Ioannis Stavrakakis
Lecturer Ioannis Stavrakakis
Title Adaptive Message Routing and Information Acquisition in Dynamic Mobile Networking Environments
Date Thursday, 18.08.2016, 15:00
Location S3/20 Room 111, Rundeturmstraße 10, 64293 Darmstadt
Abstract
A dynamically adjustable hybrid location- and motion -based routing protocol is presented. Central to this protocol is the decision-making mechanism that will determine whether a message will be forwarded to a neighbour node or not, at a neighbourhood check point. The decision mechanism is driven by an assessment of the “rate of advancing the message towards the destination” that is based on the node location and a prediction of the time that the node would (or should) keep the message (referred to as the message retaining time) if it were the message carrying one. This retaining time is derived by each node involved in a neighbourhood check and is based on environmental conditions (mobility and density factors), as well as specific own nodal parameters (location and motion). In the second part, the retaining time is exploited to decide how often should neighbourhood information be acquired and utilized by a routing protocol.
Bio
Prof. Ioannis Stavrakakis (IEEE Fellow, Dept Chair 2013 – ), is Professor in the Dept of Informatics and Telecommunications of the National and Kapodistrian University of Athens. He received his Diploma in Electrical Engineering from the Aristotelian University of Thessaloniki and his PhD in the same field from University of Virginia, USA. He served as Assistant Professor in CSEE, University of Vermont (USA), 1988-1994; Associate Professor of Electrical and Computer Engineering, Northeastern University, Boston (USA), 1994-1999; Associate Professor of Informatics and Telecommunications, National and Kapodistrian University of Athens (Greece), 1999-2002; and as Professor since 2002. Teaching and research interests are focused on resource allocation protocols and stochastic traffic management and congestion control for communication networks (peer-to-peer, mobile, ad hoc, autonomic, delay tolerant, social and future Internet), with recent emphasis on human driven decision-making in distributed competitive environments and information-centric networking. His research has been published in over 220 scientific journals and conference proceedings and was funded by USA-NSF, DARPA, GTE, BBN and Motorola (USA) as well as Greek and European Union (IST, FET, FIRE) funding agencies.

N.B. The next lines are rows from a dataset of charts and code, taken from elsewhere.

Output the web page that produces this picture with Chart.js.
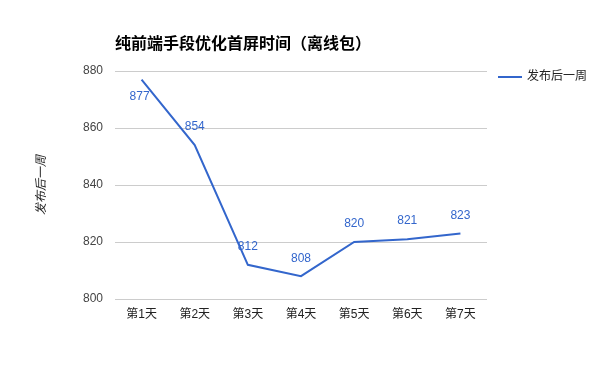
<!DOCTYPE html>
<html>
<head>
<meta charset="utf-8">
<script src="https://cdn.jsdelivr.net/npm/chart.js@4"></script>
<style>
  html, body { margin: 0; padding: 0; background: #fff; }
  #wrap { width: 600px; height: 371px; }
</style>
</head>
<body>
<div id="wrap"><canvas id="firstScreenChart"></canvas></div>
<script>
const categories = ["第1天", "第2天", "第3天", "第4天", "第5天", "第6天", "第7天"];
const weekAfter = [877, 854, 812, 808, 820, 821, 823];
const yTicks = [800, 820, 840, 860, 880];

const chartTitle = "纯前端手段优化首屏时间（离线包）";
const seriesName = "发布后一周";
const FONT = "Arial, 'Liberation Sans', 'Noto Sans CJK SC', sans-serif";
const BLUE = "#3366cc";

// title, legend and value labels drawn by hand around the plot
const extras = {
  id: "extras",
  afterDraw(chart) {
    const c = chart.ctx;
    const area = chart.chartArea;
    c.save();
    c.font = "bold 16px " + FONT;
    c.fillStyle = "#000";
    c.textBaseline = "middle";
    c.textAlign = "left";
    c.fillText(chartTitle, area.left, 45);

    // legend
    const lx = area.right + 11;
    const ly = area.top + 6;
    c.strokeStyle = BLUE;
    c.lineWidth = 2;
    c.beginPath();
    c.moveTo(lx, ly);
    c.lineTo(lx + 24, ly);
    c.stroke();
    c.font = "12px " + FONT;
    c.fillStyle = "#222";
    c.fillText(seriesName, lx + 29, ly);

    const meta = chart.getDatasetMeta(0);
    c.fillStyle = BLUE;
    c.textAlign = "center";
    meta.data.forEach((pt, i) => {
      const below = i === 0;
      c.fillText(String(weekAfter[i]), pt.x - (below ? 2 : 0), pt.y + (below ? 17 : -18));
    });
    c.restore();
  }
};

const ctx = document.getElementById("firstScreenChart").getContext("2d");
let firstScreenChart = new Chart(ctx, {
  type: "line",
  data: {
    labels: categories,
    datasets: [
      {
        label: seriesName,
        data: weekAfter,
        borderColor: BLUE,
        backgroundColor: BLUE,
        borderWidth: 2,
        pointRadius: 0,
        tension: 0,
      },
    ],
  },
  options: {
    responsive: true,
    maintainAspectRatio: false,
    animation: false,
    layout: { padding: { top: 71, right: 113, left: 0, bottom: 0 } },
    plugins: {
      tooltip: { enabled: false },
      title: { display: false },
      legend: { display: false },
    },
    scales: {
      x: {
        offset: true,
        grid: { display: false, drawTicks: false },
        border: { display: false },
        ticks: { color: "#222", padding: 8, font: { family: FONT, size: 12 } },
        afterFit(scale) { scale.height = 72; },
      },
      y: {
        min: 800,
        max: 880,
        afterBuildTicks(scale) { scale.ticks = yTicks.map((v) => ({ value: v })); },
        grid: { color: "#cccccc", drawTicks: false },
        border: { display: false },
        ticks: { color: "#444", padding: 12, font: { family: FONT, size: 12 } },
        title: {
          display: true,
          text: seriesName,
          color: "#222",
          padding: { top: 34, bottom: 0 },
          font: { family: FONT, size: 12, style: "italic" },
        },
        afterFit(scale) { scale.width = 115; },
      },
    },
  },
  plugins: [extras],
});
</script>
</body>
</html>
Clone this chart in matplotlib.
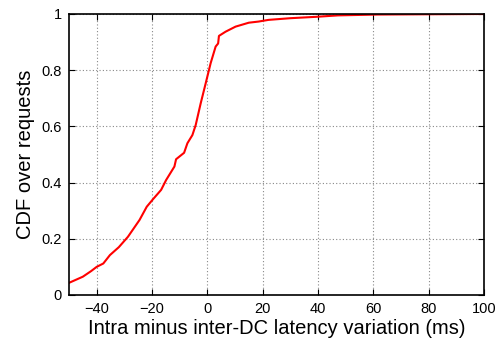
import numpy as np
import matplotlib
matplotlib.use('Agg')
import matplotlib.pyplot as plt

plt.rcParams['font.family'] = ['Liberation Sans', 'DejaVu Sans']

# latency difference (ms) and cumulative fraction
latency_diff = [-50, -49.8, -45, -42, -40, -37.6, -35.2, -32, -28.7, -24.5, -21.9,
                -19.7, -16.7, -14.9, -11.9, -11.3, -8.4, -7.2, -5.4, -4.2, -2.4,
                -0.6, 1.2, 3.0, 3.9, 4.2, 6.6, 10.2, 15, 18.5, 22.1, 30, 39.5,
                47.2, 61.5, 80, 100]
cdf = [0.043, 0.044, 0.065, 0.085, 0.10, 0.112, 0.142, 0.17, 0.207, 0.267, 0.314,
       0.34, 0.374, 0.409, 0.457, 0.483, 0.506, 0.54, 0.569, 0.605, 0.682,
       0.753, 0.825, 0.884, 0.895, 0.922, 0.937, 0.955, 0.969, 0.973, 0.979,
       0.985, 0.99, 0.995, 0.998, 0.999, 1.0]

fig = plt.figure(figsize=(5, 3.41), dpi=100)
ax = fig.add_axes([0.138, 0.135, 0.83, 0.824])

ax.plot(latency_diff, cdf, color='#ff0000', linewidth=1.5)

ax.set_xlim(-50, 100)
ax.set_ylim(0, 1)
ax.set_xticks(np.arange(-40, 101, 20))
ax.set_yticks([0, 0.2, 0.4, 0.6, 0.8, 1])
ax.set_yticklabels(['0', '0.2', '0.4', '0.6', '0.8', '1'])
ax.tick_params(direction='in', length=4, labelsize=10.5, top=True, right=True, pad=5)
ax.grid(True, linestyle=(0, (1, 2)), color='#888888', linewidth=0.8)
for s in ax.spines.values():
    s.set_linewidth(1.2)

ax.set_xlabel('Intra minus inter-DC latency variation (ms)', fontsize=14.5, labelpad=2)
ax.set_ylabel('CDF over requests', fontsize=14.5, labelpad=5)

fig.savefig('out.png', dpi=100)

He has received 2 Marie-Curie grants for training post and has supervised about 20 Ph.D. graduates. He has served repeatedly in NSF and EU-IST research proposal review panels and involved in the TPC and organization of numerous conferences sponsored by IEEE, ACM, ITC and IFIP societies. He has served as chairman of IFIP WG6.3 and elected officer for IEEE Technical Committee on Computer Communications (TCCC). He has been in the editorial board of Proceedings of IEEE (2015-), Computer Communications (2008-), IEEE/ACM transactions on Networking, ACM /Springer Wireless Networks and Computer Networks journals. He has served as head of the Communications and Signal Processing Division, Director of Graduate Studies and Dept Chair.